● **Given task**
Restate every line of the material, word for word.

● **Data extract**

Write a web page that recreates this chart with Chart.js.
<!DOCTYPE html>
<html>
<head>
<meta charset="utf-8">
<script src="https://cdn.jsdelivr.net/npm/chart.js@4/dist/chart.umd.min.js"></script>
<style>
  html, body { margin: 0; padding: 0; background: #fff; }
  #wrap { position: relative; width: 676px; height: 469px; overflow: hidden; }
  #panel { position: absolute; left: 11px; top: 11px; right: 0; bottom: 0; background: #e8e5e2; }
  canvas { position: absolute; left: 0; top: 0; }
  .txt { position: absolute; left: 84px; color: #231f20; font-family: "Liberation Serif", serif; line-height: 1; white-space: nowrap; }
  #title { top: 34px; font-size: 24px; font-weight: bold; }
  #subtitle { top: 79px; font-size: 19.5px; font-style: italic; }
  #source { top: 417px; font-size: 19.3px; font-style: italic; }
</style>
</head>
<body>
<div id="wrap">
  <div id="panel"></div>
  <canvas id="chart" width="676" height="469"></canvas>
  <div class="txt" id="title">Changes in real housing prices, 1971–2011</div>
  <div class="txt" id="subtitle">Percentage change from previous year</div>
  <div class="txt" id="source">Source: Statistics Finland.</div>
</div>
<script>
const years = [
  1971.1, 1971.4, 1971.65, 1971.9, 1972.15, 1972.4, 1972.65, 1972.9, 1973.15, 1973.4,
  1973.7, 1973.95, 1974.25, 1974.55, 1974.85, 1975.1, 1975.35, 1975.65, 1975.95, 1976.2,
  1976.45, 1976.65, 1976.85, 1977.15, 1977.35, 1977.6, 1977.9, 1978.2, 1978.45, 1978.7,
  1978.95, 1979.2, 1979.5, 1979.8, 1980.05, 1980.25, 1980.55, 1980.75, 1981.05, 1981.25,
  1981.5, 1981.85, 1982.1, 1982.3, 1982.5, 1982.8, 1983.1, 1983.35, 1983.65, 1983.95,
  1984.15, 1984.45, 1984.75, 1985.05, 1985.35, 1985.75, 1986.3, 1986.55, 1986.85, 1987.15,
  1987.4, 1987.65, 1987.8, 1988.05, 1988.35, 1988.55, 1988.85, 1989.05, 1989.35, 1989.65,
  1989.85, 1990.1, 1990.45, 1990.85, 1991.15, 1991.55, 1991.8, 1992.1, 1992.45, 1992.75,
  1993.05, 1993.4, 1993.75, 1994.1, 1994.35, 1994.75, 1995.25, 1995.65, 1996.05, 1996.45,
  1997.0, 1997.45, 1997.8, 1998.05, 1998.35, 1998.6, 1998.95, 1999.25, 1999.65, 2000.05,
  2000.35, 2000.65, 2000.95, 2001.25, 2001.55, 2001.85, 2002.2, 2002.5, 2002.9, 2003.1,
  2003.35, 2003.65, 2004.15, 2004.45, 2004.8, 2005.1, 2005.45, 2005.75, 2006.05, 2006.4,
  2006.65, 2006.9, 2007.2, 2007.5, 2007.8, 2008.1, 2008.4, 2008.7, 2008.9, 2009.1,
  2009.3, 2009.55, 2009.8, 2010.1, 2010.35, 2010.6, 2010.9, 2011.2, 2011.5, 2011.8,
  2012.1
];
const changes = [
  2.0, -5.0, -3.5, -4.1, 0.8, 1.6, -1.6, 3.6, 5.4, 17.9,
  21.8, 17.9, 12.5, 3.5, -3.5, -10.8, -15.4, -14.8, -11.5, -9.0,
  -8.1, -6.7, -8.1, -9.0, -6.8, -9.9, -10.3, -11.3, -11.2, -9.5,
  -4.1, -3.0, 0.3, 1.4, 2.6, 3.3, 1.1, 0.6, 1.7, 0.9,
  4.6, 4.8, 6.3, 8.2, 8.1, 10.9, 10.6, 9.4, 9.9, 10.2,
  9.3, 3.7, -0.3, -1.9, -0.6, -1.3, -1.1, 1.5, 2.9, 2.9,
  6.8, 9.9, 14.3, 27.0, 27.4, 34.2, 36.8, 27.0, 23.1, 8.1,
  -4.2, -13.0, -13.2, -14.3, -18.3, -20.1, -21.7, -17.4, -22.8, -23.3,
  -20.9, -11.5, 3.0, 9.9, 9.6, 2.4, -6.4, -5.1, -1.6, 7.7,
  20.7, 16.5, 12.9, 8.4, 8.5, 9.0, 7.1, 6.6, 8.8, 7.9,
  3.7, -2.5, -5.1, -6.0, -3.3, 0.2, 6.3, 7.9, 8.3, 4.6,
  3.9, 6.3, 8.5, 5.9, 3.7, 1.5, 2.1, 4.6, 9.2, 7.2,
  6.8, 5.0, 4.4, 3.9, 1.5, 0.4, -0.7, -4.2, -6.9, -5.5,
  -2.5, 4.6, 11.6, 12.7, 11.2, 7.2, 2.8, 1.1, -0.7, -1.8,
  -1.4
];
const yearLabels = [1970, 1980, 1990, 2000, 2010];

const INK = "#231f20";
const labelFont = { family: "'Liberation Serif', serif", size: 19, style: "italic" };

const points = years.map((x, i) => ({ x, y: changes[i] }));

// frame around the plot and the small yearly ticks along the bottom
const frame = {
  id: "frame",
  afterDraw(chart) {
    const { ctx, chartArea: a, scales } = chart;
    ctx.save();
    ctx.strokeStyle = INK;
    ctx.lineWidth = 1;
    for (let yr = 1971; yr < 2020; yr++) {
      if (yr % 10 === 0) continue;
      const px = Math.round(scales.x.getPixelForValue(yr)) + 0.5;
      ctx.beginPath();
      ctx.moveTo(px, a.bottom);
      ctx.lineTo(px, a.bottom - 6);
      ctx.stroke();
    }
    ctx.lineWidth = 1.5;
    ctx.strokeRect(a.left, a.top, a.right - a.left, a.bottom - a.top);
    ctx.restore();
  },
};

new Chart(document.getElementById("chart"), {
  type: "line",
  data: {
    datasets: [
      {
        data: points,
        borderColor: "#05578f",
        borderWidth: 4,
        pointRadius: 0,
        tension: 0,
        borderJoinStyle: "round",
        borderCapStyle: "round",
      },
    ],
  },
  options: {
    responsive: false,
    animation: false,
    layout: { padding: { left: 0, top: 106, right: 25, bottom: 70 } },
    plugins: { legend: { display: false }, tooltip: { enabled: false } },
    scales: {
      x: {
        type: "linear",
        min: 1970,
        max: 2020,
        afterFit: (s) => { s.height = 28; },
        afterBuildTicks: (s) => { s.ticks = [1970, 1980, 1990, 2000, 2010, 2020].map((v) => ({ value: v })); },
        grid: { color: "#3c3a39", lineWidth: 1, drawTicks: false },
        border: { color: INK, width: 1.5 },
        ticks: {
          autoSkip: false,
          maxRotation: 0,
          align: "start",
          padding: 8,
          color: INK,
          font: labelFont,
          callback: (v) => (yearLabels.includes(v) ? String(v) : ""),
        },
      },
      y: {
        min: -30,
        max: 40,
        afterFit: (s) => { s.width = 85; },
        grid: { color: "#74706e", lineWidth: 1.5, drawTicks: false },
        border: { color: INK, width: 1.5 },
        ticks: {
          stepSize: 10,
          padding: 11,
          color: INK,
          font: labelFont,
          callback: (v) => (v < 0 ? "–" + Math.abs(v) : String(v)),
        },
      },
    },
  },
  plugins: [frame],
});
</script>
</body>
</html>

● **Exercise output**
Write a web page that recreates this chart with Chart.js.
<!DOCTYPE html>
<html>
<head>
<meta charset="utf-8">
<script src="https://cdn.jsdelivr.net/npm/chart.js@4/dist/chart.umd.min.js"></script>
<style>
  html, body { margin: 0; padding: 0; background: #fff; }
  #wrap { position: relative; width: 676px; height: 469px; overflow: hidden; }
  #panel { position: absolute; left: 11px; top: 11px; right: 0; bottom: 0; background: #e8e5e2; }
  canvas { position: absolute; left: 0; top: 0; }
  .txt { position: absolute; left: 84px; color: #231f20; font-family: "Liberation Serif", serif; line-height: 1; white-space: nowrap; }
  #title { top: 34px; font-size: 24px; font-weight: bold; }
  #subtitle { top: 79px; font-size: 19.5px; font-style: italic; }
  #source { top: 417px; font-size: 19.3px; font-style: italic; }
</style>
</head>
<body>
<div id="wrap">
  <div id="panel"></div>
  <canvas id="chart" width="676" height="469"></canvas>
  <div class="txt" id="title">Changes in real housing prices, 1971–2011</div>
  <div class="txt" id="subtitle">Percentage change from previous year</div>
  <div class="txt" id="source">Source: Statistics Finland.</div>
</div>
<script>
const years = [
  1971.1, 1971.4, 1971.65, 1971.9, 1972.15, 1972.4, 1972.65, 1972.9, 1973.15, 1973.4,
  1973.7, 1973.95, 1974.25, 1974.55, 1974.85, 1975.1, 1975.35, 1975.65, 1975.95, 1976.2,
  1976.45, 1976.65, 1976.85, 1977.15, 1977.35, 1977.6, 1977.9, 1978.2, 1978.45, 1978.7,
  1978.95, 1979.2, 1979.5, 1979.8, 1980.05, 1980.25, 1980.55, 1980.75, 1981.05, 1981.25,
  1981.5, 1981.85, 1982.1, 1982.3, 1982.5, 1982.8, 1983.1, 1983.35, 1983.65, 1983.95,
  1984.15, 1984.45, 1984.75, 1985.05, 1985.35, 1985.75, 1986.3, 1986.55, 1986.85, 1987.15,
  1987.4, 1987.65, 1987.8, 1988.05, 1988.35, 1988.55, 1988.85, 1989.05, 1989.35, 1989.65,
  1989.85, 1990.1, 1990.45, 1990.85, 1991.15, 1991.55, 1991.8, 1992.1, 1992.45, 1992.75,
  1993.05, 1993.4, 1993.75, 1994.1, 1994.35, 1994.75, 1995.25, 1995.65, 1996.05, 1996.45,
  1997.0, 1997.45, 1997.8, 1998.05, 1998.35, 1998.6, 1998.95, 1999.25, 1999.65, 2000.05,
  2000.35, 2000.65, 2000.95, 2001.25, 2001.55, 2001.85, 2002.2, 2002.5, 2002.9, 2003.1,
  2003.35, 2003.65, 2004.15, 2004.45, 2004.8, 2005.1, 2005.45, 2005.75, 2006.05, 2006.4,
  2006.65, 2006.9, 2007.2, 2007.5, 2007.8, 2008.1, 2008.4, 2008.7, 2008.9, 2009.1,
  2009.3, 2009.55, 2009.8, 2010.1, 2010.35, 2010.6, 2010.9, 2011.2, 2011.5, 2011.8,
  2012.1
];
const changes = [
  2.0, -5.0, -3.5, -4.1, 0.8, 1.6, -1.6, 3.6, 5.4, 17.9,
  21.8, 17.9, 12.5, 3.5, -3.5, -10.8, -15.4, -14.8, -11.5, -9.0,
  -8.1, -6.7, -8.1, -9.0, -6.8, -9.9, -10.3, -11.3, -11.2, -9.5,
  -4.1, -3.0, 0.3, 1.4, 2.6, 3.3, 1.1, 0.6, 1.7, 0.9,
  4.6, 4.8, 6.3, 8.2, 8.1, 10.9, 10.6, 9.4, 9.9, 10.2,
  9.3, 3.7, -0.3, -1.9, -0.6, -1.3, -1.1, 1.5, 2.9, 2.9,
  6.8, 9.9, 14.3, 27.0, 27.4, 34.2, 36.8, 27.0, 23.1, 8.1,
  -4.2, -13.0, -13.2, -14.3, -18.3, -20.1, -21.7, -17.4, -22.8, -23.3,
  -20.9, -11.5, 3.0, 9.9, 9.6, 2.4, -6.4, -5.1, -1.6, 7.7,
  20.7, 16.5, 12.9, 8.4, 8.5, 9.0, 7.1, 6.6, 8.8, 7.9,
  3.7, -2.5, -5.1, -6.0, -3.3, 0.2, 6.3, 7.9, 8.3, 4.6,
  3.9, 6.3, 8.5, 5.9, 3.7, 1.5, 2.1, 4.6, 9.2, 7.2,
  6.8, 5.0, 4.4, 3.9, 1.5, 0.4, -0.7, -4.2, -6.9, -5.5,
  -2.5, 4.6, 11.6, 12.7, 11.2, 7.2, 2.8, 1.1, -0.7, -1.8,
  -1.4
];
const yearLabels = [1970, 1980, 1990, 2000, 2010];

const INK = "#231f20";
const labelFont = { family: "'Liberation Serif', serif", size: 19, style: "italic" };

const points = years.map((x, i) => ({ x, y: changes[i] }));

// frame around the plot and the small yearly ticks along the bottom
const frame = {
  id: "frame",
  afterDraw(chart) {
    const { ctx, chartArea: a, scales } = chart;
    ctx.save();
    ctx.strokeStyle = INK;
    ctx.lineWidth = 1;
    for (let yr = 1971; yr < 2020; yr++) {
      if (yr % 10 === 0) continue;
      const px = Math.round(scales.x.getPixelForValue(yr)) + 0.5;
      ctx.beginPath();
      ctx.moveTo(px, a.bottom);
      ctx.lineTo(px, a.bottom - 6);
      ctx.stroke();
    }
    ctx.lineWidth = 1.5;
    ctx.strokeRect(a.left, a.top, a.right - a.left, a.bottom - a.top);
    ctx.restore();
  },
};

new Chart(document.getElementById("chart"), {
  type: "line",
  data: {
    datasets: [
      {
        data: points,
        borderColor: "#05578f",
        borderWidth: 4,
        pointRadius: 0,
        tension: 0,
        borderJoinStyle: "round",
        borderCapStyle: "round",
      },
    ],
  },
  options: {
    responsive: false,
    animation: false,
    layout: { padding: { left: 0, top: 106, right: 25, bottom: 70 } },
    plugins: { legend: { display: false }, tooltip: { enabled: false } },
    scales: {
      x: {
        type: "linear",
        min: 1970,
        max: 2020,
        afterFit: (s) => { s.height = 28; },
        afterBuildTicks: (s) => { s.ticks = [1970, 1980, 1990, 2000, 2010, 2020].map((v) => ({ value: v })); },
        grid: { color: "#3c3a39", lineWidth: 1, drawTicks: false },
        border: { color: INK, width: 1.5 },
        ticks: {
          autoSkip: false,
          maxRotation: 0,
          align: "start",
          padding: 8,
          color: INK,
          font: labelFont,
          callback: (v) => (yearLabels.includes(v) ? String(v) : ""),
        },
      },
      y: {
        min: -30,
        max: 40,
        afterFit: (s) => { s.width = 85; },
        grid: { color: "#74706e", lineWidth: 1.5, drawTicks: false },
        border: { color: INK, width: 1.5 },
        ticks: {
          stepSize: 10,
          padding: 11,
          color: INK,
          font: labelFont,
          callback: (v) => (v < 0 ? "–" + Math.abs(v) : String(v)),
        },
      },
    },
  },
  plugins: [frame],
});
</script>
</body>
</html>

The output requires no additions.